Nella specie, l'ambito territoriale di riferimento è costituito dall’intera
zona entro cui ricade il lotto della Società appellata, riguardo alla quale,
come risulta esplicitamente dalla motivazione del provvedimento impugnato, è
stata verificata la carenza del livello minimo di legge di urbanizzazione. Onde
può sicuramente escludersi anche il ritenuto difetto di motivazione.
In
conclusione, l’appello si rivela fondato e, assorbito ogni altro profilo di
censura, dev’essere accolto. Per l’effetto, dev’essere annullata la sentenza
impugnata e respinto il ricorso proposto in primo grado.

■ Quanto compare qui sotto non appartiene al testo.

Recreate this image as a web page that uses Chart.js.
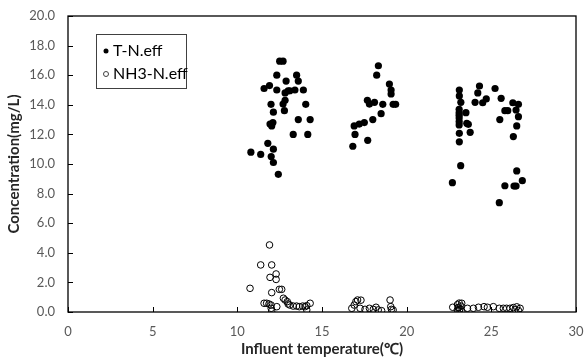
<!DOCTYPE html>
<html>
<head>
<meta charset="utf-8">
<script src="https://cdn.jsdelivr.net/npm/chart.js@4"></script>
<style>
  body { margin: 0; background: #fff; }
</style>
</head>
<body>
<canvas id="myChart" width="584" height="358"></canvas>
<script>
// T-N.eff series (temperature, concentration)
var tnTemp = [12.5, 12.7, 12.33, 13.5, 13.6, 12.88, 11.58, 11.9, 12.33, 12.82, 13.0, 13.1, 13.4, 13.9,
  12.82, 12.7, 11.99, 14.04, 12.13, 12.78, 13.6, 14.3, 11.93, 12.1, 12.03, 13.3, 14.16, 11.8, 12.13,
  10.8, 11.38, 12.0, 12.13, 12.42,
  18.33, 18.23, 18.98, 19.08, 19.08, 17.68, 17.8, 18.1, 18.59, 19.2, 19.35, 18.49, 18.0, 16.9, 17.2,
  17.5, 16.95, 17.7, 16.82,
  23.11, 23.11, 23.2, 24.3, 24.2, 24.04, 24.49, 24.7, 25.22, 25.58, 26.27, 26.6, 25.8, 25.97, 26.46,
  26.6, 25.5, 26.5, 26.3, 23.1, 23.1, 23.1, 23.1, 23.1, 23.1, 23.5, 23.55, 23.64, 23.75, 23.11, 23.11,
  23.19, 22.7, 26.5, 26.83, 25.8, 26.34, 26.46, 25.47];
var tnConc = [16.95, 16.95, 16.0, 16.0, 15.6, 15.6, 15.1, 15.3, 15.0, 14.8, 14.95, 14.95, 15.0, 15.0,
  14.3, 14.05, 14.03, 14.03, 13.5, 13.6, 13.0, 13.0, 12.7, 12.8, 12.57, 12.0, 12.0, 11.4, 11.0,
  10.8, 10.65, 10.5, 10.1, 9.3,
  16.64, 16.0, 15.4, 15.0, 14.73, 14.3, 14.05, 14.17, 14.03, 14.03, 14.03, 13.4, 13.0, 12.57, 12.7,
  12.8, 12.0, 11.6, 11.2,
  15.0, 14.6, 14.17, 15.27, 14.8, 14.17, 14.14, 14.4, 15.1, 14.44, 14.14, 14.03, 13.6, 13.6, 13.65,
  13.2, 13.0, 12.57, 11.85, 13.7, 13.47, 13.3, 13.1, 12.86, 12.64, 13.47, 12.75, 12.68, 12.14, 12.07, 11.5,
  9.89, 8.74, 9.53, 8.87, 8.53, 8.51, 8.51, 7.39];

// NH3-N.eff series
var nhTemp = [11.9, 11.38, 12.03, 12.29, 11.93, 12.29, 10.75, 12.03, 12.48, 12.62, 11.58, 11.73, 11.87,
  11.99, 12.0, 12.03, 12.33, 12.72, 12.82, 12.95, 13.0, 13.1, 13.3, 13.5, 13.66, 13.86, 14.0, 14.1, 14.3, 14.1,
  16.76, 16.9, 17.0, 17.1, 17.3, 17.25, 17.54, 17.8, 18.03, 18.19, 18.32, 18.52, 19.02, 19.06, 19.1, 19.2,
  22.72, 23.0, 23.05, 23.1, 23.1, 23.15, 23.2, 23.25, 23.0, 23.25, 23.59, 23.94, 24.24, 24.57, 24.77,
  25.12, 25.47, 25.71, 25.9, 26.1, 26.3, 26.4, 26.5, 26.6, 26.7];
var nhConc = [4.53, 3.18, 3.18, 2.57, 2.34, 2.2, 1.6, 1.31, 1.53, 1.53, 0.59, 0.59, 0.54,
  0.47, 0.25, 0.07, 0.36, 0.93, 0.81, 0.7, 0.54, 0.47, 0.4, 0.4, 0.36, 0.4, 0.36, 0.43, 0.59, 0.14,
  0.25, 0.47, 0.7, 0.81, 0.8, 0.25, 0.18, 0.25, 0.18, 0.32, 0.14, 0.09, 0.81, 0.36, 0.18, 0.14,
  0.32, 0.5, 0.3, 0.1, 0.6, 0.2, 0.4, 0.05, 0.15, 0.59, 0.25, 0.25, 0.32, 0.36, 0.32,
  0.36, 0.25, 0.25, 0.25, 0.25, 0.3, 0.15, 0.35, 0.1, 0.25];

var seriesNames = ['T-N.eff', 'NH3-N.eff'];
var xTitle = 'Influent temperature(℃)';
var yTitle = 'Concentration(mg/L)';

function toPoints(xs, ys) {
  return xs.map(function(x, i) { return { x: x, y: ys[i] }; });
}

var FONT = 'Lato, "Liberation Sans", sans-serif';

// box round the plot, inward ticks, legend inside the plot
var framePlugin = {
  id: 'frame',
  afterDatasetsDraw: function(chart) {
    var ctx = chart.ctx, a = chart.chartArea;
    var xs = chart.scales.x, ys = chart.scales.y;
    ctx.save();
    ctx.strokeStyle = '#000';
    ctx.lineWidth = 1.3;
    ctx.strokeRect(a.left, a.top, a.right - a.left, a.bottom - a.top);
    ctx.lineWidth = 1;
    ctx.beginPath();
    xs.ticks.forEach(function(t) {
      var px = Math.round(xs.getPixelForValue(t.value)) + 0.5;
      ctx.moveTo(px, a.bottom); ctx.lineTo(px, a.bottom - 5);
    });
    ys.ticks.forEach(function(t) {
      var py = Math.round(ys.getPixelForValue(t.value)) + 0.5;
      ctx.moveTo(a.left, py); ctx.lineTo(a.left + 5, py);
    });
    ctx.stroke();

    // legend
    var lx = a.left + 28, ly = a.top + 18;
    ctx.fillStyle = '#fff';
    ctx.fillRect(lx, ly, 90, 54);
    ctx.strokeStyle = '#404040';
    ctx.strokeRect(lx + 0.5, ly + 0.5, 90, 54);
    ctx.font = '16px ' + FONT;
    ctx.textBaseline = 'middle';
    ctx.fillStyle = '#000';
    ctx.beginPath(); ctx.arc(lx + 10, ly + 17, 2.5, 0, Math.PI * 2); ctx.fill();
    ctx.fillText(chart.data.datasets[0].label, lx + 17, ly + 17);
    ctx.beginPath(); ctx.arc(lx + 10, ly + 40, 2.5, 0, Math.PI * 2); ctx.stroke();
    ctx.fillText(chart.data.datasets[1].label, lx + 17, ly + 40);
    ctx.restore();
  }
};

var ctx = document.getElementById('myChart').getContext('2d');
var myChart = new Chart(ctx, {
  type: 'scatter',
  data: {
    datasets: [{
      label: seriesNames[0],
      data: toPoints(tnTemp, tnConc),
      pointRadius: 3.6,
      pointBackgroundColor: '#000',
      pointBorderColor: '#000',
      pointBorderWidth: 0
    }, {
      label: seriesNames[1],
      data: toPoints(nhTemp, nhConc),
      pointRadius: 3.3,
      pointBackgroundColor: 'rgba(255,255,255,0)',
      pointBorderColor: '#000',
      pointBorderWidth: 1
    }]
  },
  options: {
    responsive: false,
    animation: false,
    layout: { padding: { left: 0, top: 16, right: 8, bottom: 0 } },
    plugins: {
      legend: { display: false },
      tooltip: { enabled: false }
    },
    scales: {
      x: {
        type: 'linear',
        min: 0, max: 30,
        grid: { display: false, drawTicks: false },
        border: { display: false },
        ticks: { stepSize: 5, padding: 12, color: '#595959', font: { family: FONT, size: 13 } },
        title: { display: true, text: xTitle, color: '#262626',
          font: { family: FONT, size: 15, weight: 'bold' }, padding: { top: 0, bottom: 0 } },
        afterFit: function(s) { s.height = 46; s.paddingLeft = 0; s.paddingRight = 0; }
      },
      y: {
        min: 0, max: 20,
        grid: { display: false, drawTicks: false },
        border: { display: false },
        ticks: { stepSize: 2, padding: 13, color: '#595959', font: { family: FONT, size: 13 },
          callback: function(v) { return v.toFixed(1); } },
        title: { display: true, text: yTitle, color: '#262626',
          font: { family: FONT, size: 15, weight: 'bold' }, padding: { top: 5, bottom: 0 } },
        afterFit: function(s) { s.width = 68; s.paddingTop = 0; s.paddingBottom = 0; }
      }
    }
  },
  plugins: [framePlugin]
});
</script>
</body>
</html>
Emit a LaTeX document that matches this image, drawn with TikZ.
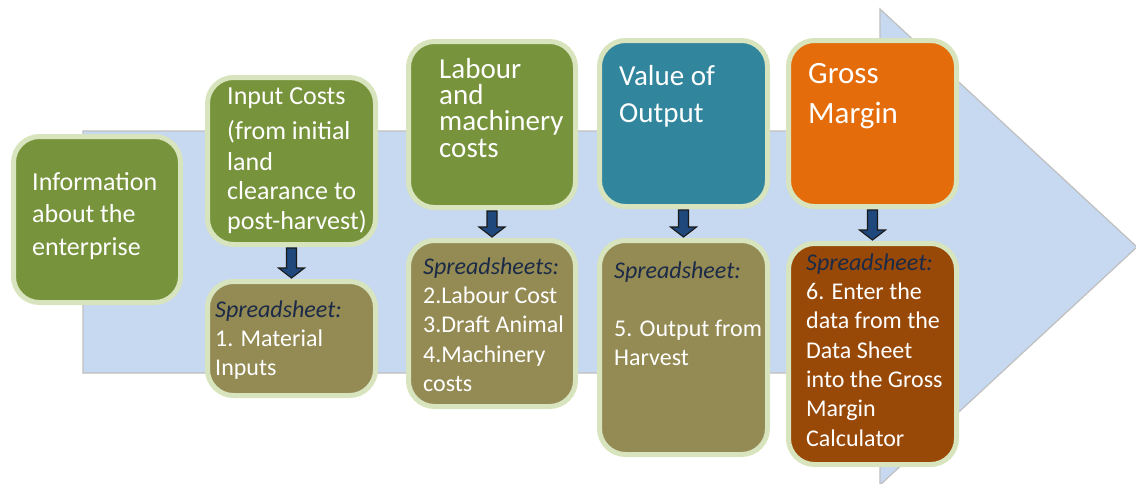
\documentclass[tikz,border=0pt]{standalone}
\usepackage{fontspec}
\setmainfont{Carlito}
\usetikzlibrary{calc}
\definecolor{bgblue}{HTML}{C6D9F1}
\definecolor{bgline}{HTML}{BFBFBF}
\definecolor{bordergreen}{HTML}{D7E4BD}
\definecolor{nodegreen}{HTML}{77933C}
\definecolor{nodeolive}{HTML}{948A54}
\definecolor{nodeteal}{HTML}{31859C}
\definecolor{nodeorange}{HTML}{E46C0A}
\definecolor{nodebrown}{HTML}{984807}
\definecolor{sstext}{HTML}{1B2A47}
\definecolor{arrowblue}{HTML}{1F497D}
\newcommand\tstrut{\rule{0pt}{25pt}}
\newcommand\sshead[1]{\textcolor{sstext}{\itshape #1}}
\begin{document}
\begin{tikzpicture}[x=1pt,y=-1pt,
  box/.style={draw=bordergreen, line width=5pt, rounded corners=26pt, inner sep=0pt},
  txt/.style={text=white, inner sep=0pt, anchor=north west, align=left},
  barrow/.style={fill=arrowblue, draw=black!90, line width=1.1pt, line join=miter}]
\useasboundingbox (0,0) rectangle (1136,483);
% background big arrow
\draw[fill=bgblue, draw=bgline, line width=1.2pt]
  (83,131) -- (880,131) -- (880,9) -- (1137,247) -- (880,485) -- (880,373) -- (83,373) -- cycle;
% boxes
\node[box, fill=nodegreen, minimum width=167pt, minimum height=166pt] (b1) at (97,219.5) {};
\node[box, fill=nodegreen, minimum width=168pt, minimum height=167pt] (b2) at (291.5,161) {};
\node[box, fill=nodeolive, minimum width=168pt, minimum height=114pt] (b3) at (291.5,338.5) {};
\node[box, fill=nodegreen, minimum width=167pt, minimum height=166pt] (b4) at (492,124.5) {};
\node[box, fill=nodeolive, minimum width=167pt, minimum height=166pt] (b5) at (492,323.5) {};
\node[box, fill=nodeteal, minimum width=168pt, minimum height=166pt] (b6) at (683.5,123.5) {};
\node[box, fill=nodeolive, minimum width=168pt, minimum height=214pt] (b7) at (683.5,347.5) {};
\node[box, fill=nodeorange, minimum width=168pt, minimum height=166pt] (b8) at (872.5,123.5) {};
\node[box, fill=nodebrown, minimum width=168pt, minimum height=221pt] (b9) at (872.5,354) {};
% texts
\node[txt, font=\fontsize{26}{32.5}\selectfont] (t1) at (32,165) {\tstrut Information\\about the\\enterprise};
\node[txt, font=\fontsize{26}{29.5}\selectfont] (t2) at (227,79) {\tstrut Input Costs\\[5.5pt](from initial\\[1.5pt]land\\clearance to\\post-harvest)};
\node[txt, font=\fontsize{24}{29}\selectfont] (t3) at (215,292) {\tstrut\sshead{Spreadsheet:}\\1. Material\\Inputs};
\node[txt, font=\fontsize{29}{26.3}\selectfont] (t4) at (439,53) {\tstrut Labour\\and\\machinery\\costs};
\node[txt, font=\fontsize{24}{29.3}\selectfont] (t5) at (423,249) {\tstrut\sshead{Spreadsheets:}\\2.Labour Cost\\3.Draft Animal\\4.Machinery\\costs};
\node[txt, font=\fontsize{29}{37}\selectfont] (t6) at (619,60) {\tstrut Value of\\Output};
\node[txt, font=\fontsize{24}{29}\selectfont] (t7) at (614,253) {\tstrut\sshead{Spreadsheet:}\\[29pt]5. Output from\\Harvest};
\node[txt, font=\fontsize{31}{40}\selectfont] (t8) at (808,58) {\tstrut Gross\\Margin};
\node[txt, font=\fontsize{24}{29.3}\selectfont] (t9) at (806,245) {\tstrut\sshead{Spreadsheet:}\\6. Enter the\\data from the\\Data Sheet\\into the Gross\\Margin\\Calculator};
% block arrows
\foreach \a/\b in {b2/b3, b4/b5, b6/b7, b8/b9}{
  \draw[barrow] ($(\a.south)+(-5,1)$) -- ($(\b.north)+(-5,-11)$) -- ++(-8,0) -- ($(\b.north)+(0,-1)$)
    -- ($(\b.north)+(13,-11)$) -- ++(-8,0) -- ($(\a.south)+(5,1)$) -- cycle;
}
\end{tikzpicture}
\end{document}
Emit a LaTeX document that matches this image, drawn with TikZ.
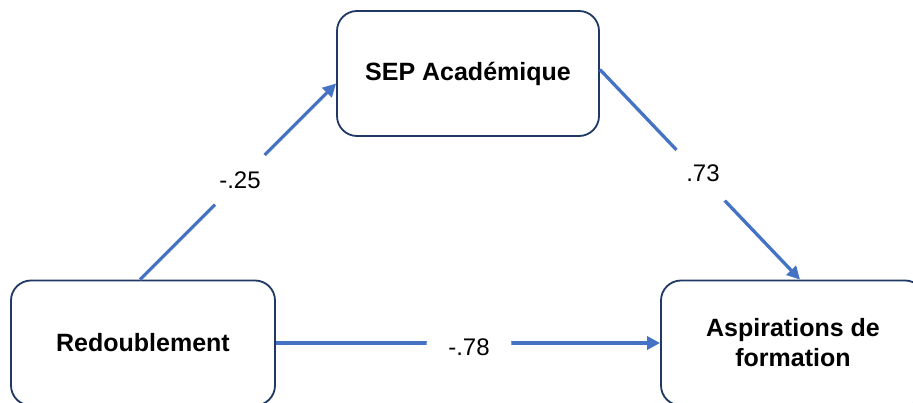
\documentclass[tikz,border=0pt]{standalone}
\usepackage{fontspec}
\setmainfont{Liberation Sans}
\usetikzlibrary{arrows.meta}
\definecolor{linkblue}{HTML}{4472C4}
\definecolor{boxline}{HTML}{1F3864}

\begin{document}
\begin{tikzpicture}[x=1pt,y=1pt,
  varbox/.style={draw=boxline, line width=1.8pt, rounded corners=20pt, fill=white,
    minimum width=264pt, minimum height=125pt, inner sep=0pt, align=center,
    font=\fontsize{25}{30}\selectfont\bfseries},
  link/.style={draw=linkblue, line width=3.3pt, -{Triangle[length=13pt,width=13pt]}},
  coef/.style={circle, fill=white, inner sep=0pt, minimum size=70pt,
    font=\fontsize{24}{28}\selectfont}]
  \useasboundingbox (0,0) rectangle (913,402);
  \clip (0,0) rectangle (913,402);

  % variables
  \node[varbox, minimum width=262pt] (sep) at (468,328.5) {SEP Académique};
  \node[varbox] (red) at (143,59) {Redoublement};
  \node[varbox] (asp) at (793,59) {Aspirations de\\formation};

  % paths
  \draw[link] ([xshift=-3pt]red.north) -- ([yshift=-10pt]sep.west);
  \draw[link] ([yshift=4pt]sep.east) -- ([xshift=7pt]asp.north);
  \draw[link] (red.east) -- (asp.west);

  % coefficients
  \node[coef] (c1) at (240,222) {-.25};
  \node[coef] (c2) at (703,229) {.73};
  \node[coef, minimum size=85pt] (c3) at (469,55) {-.78};
\end{tikzpicture}
\end{document}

Spese e competenze di entrambi i gradi di giudizio, che si liquidano in
dispositivo, seguono la soccombenza.
P.Q.M.
Il
Consiglio di Stato in sede giurisdizionale, Sezione Quinta, accoglie l’appello
in epigrafe indicato e, per l'effetto, annulla la sentenza impugnata e respinge
il ricorso prodotto in primo grado.
Condanna
l’appellata Società P. S.r.l. al pagamento delle spese e competenze di
entrambi i gradi di giudizio nella misura di Lire 5.000.000 (cinque milioni) in
favore dell’appellante Comune di Roma.
Ordina
che la presente decisione sia eseguita dall'Autorità amministrativa.